Friday, March 27, 2009

Rivers of Rainbows

It was a beautiful sunny afternoon friday as we picked up the eldest son from his preschool and as we had nothing particularily pressing we decided to take the boys for a short walk along the trail in the Bowmanville Creek Valley. Valleys 2000 along with Clarington and the local conservation authority got together and installed a paved multi use trail from Highway 2 in the north to Baseline Rd. in the south, about 2 kilometres worth. It is a nice little walk close to home in Bowmanville, and being paved it is great with the youngest in a stroller. About halfway along the trail you come to the Goodyear Dam. Goodyear rubber, which still operates on the east side of the creek once dammed the river for some purpose or another and the dam is still there. On the west side a fish ladder has been installed. As we walked along the trail we saw a few people gathered near the dam watching the river. Fish were jumping at the fish ladder! The Bowmanville Creek is used by Rainbow Trout, Brown Trout, Coho Salmon and Chinook Salmon. The only one of these that spawn in the spring is the Rainbow Trout. There were a lot of fish attempting to get up the ladder friday. They varied in size from about a foot long to a few giants that looked about three feet long. Watching these fish jump time and again only to be swept back by the strong current makes one marvel at the force driving them upstream. To the right of the fish ladder was evidence of how difficult this journey is for these fish; a half dozen lay dead on the cement shelf of the dam. Every few seconds the sound of a fish colliding with the structure around the ladder could be heard above the noise of the rushing water. Of course I did not have my camera with me!!
Soo.... saturday morning I bundled up Jake(my 4 month old son) in his stroller and went back down to the creek with my camera and tripod to document this wonder of nature, and lo and behold....not one fish was jumping!! So the question is what was different? They were both sunny days and about the same temp. It was less than 24 hours later so I don't think all the trout that were migrating had passed the dam. My best, somewhat uneducated guess is that the time of day makes the difference. Friday 4 pm, Saturday 12 noon. Maybe the angle of the sun doesn't let the fish see what they jumping at? I don't know! Anyways I did take a few photos. It was a nice sunny spring day! I will be back at different times of the day to attempt to figure out this fishy mystery and will report back!

The Goodyear Dam

The entrance to the fish ladder on the left

Dead Rainbows lying on the shelf beside the fishway

Most kids these days may learn about Salmon running upstream to lay their eggs in Science class, but if they are anything like myself, it really didn't impress me until the first time I saw it live. For me, that was on the Humber River in Newfoundland and the fish that were jumping were Atlantic Salmon. Not many will get the chance to travel down east or out west but most of us here in southern Ontario could get in a car on a weekend and drive to one of our local fish ladders to let our children see the show. Kids that learn about the outdoors are the ones who will care about the outdoors and use the outdoors.

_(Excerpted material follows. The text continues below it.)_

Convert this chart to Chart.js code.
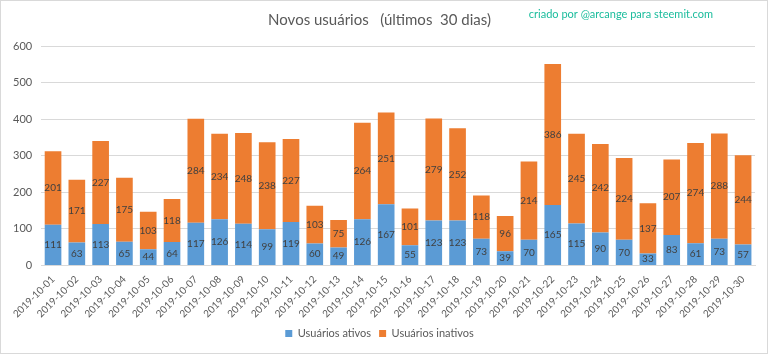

The fish ladder at the Goodyear dam is accessible by the trail from either end of the Bowmanville creek trail. This will open a Google map of the valley.There is a parking lot at the south end off Baseline Rd. and one at the north end at the intersection of Highway 2(King St) and Roenigk Dr.
Another good spot to view these fish is at the fish ladder in Port Hope. This ladder is at Corbetts dam on the Ganaraska River. It is accessible from Cavan St just south of where it underpasses the 401.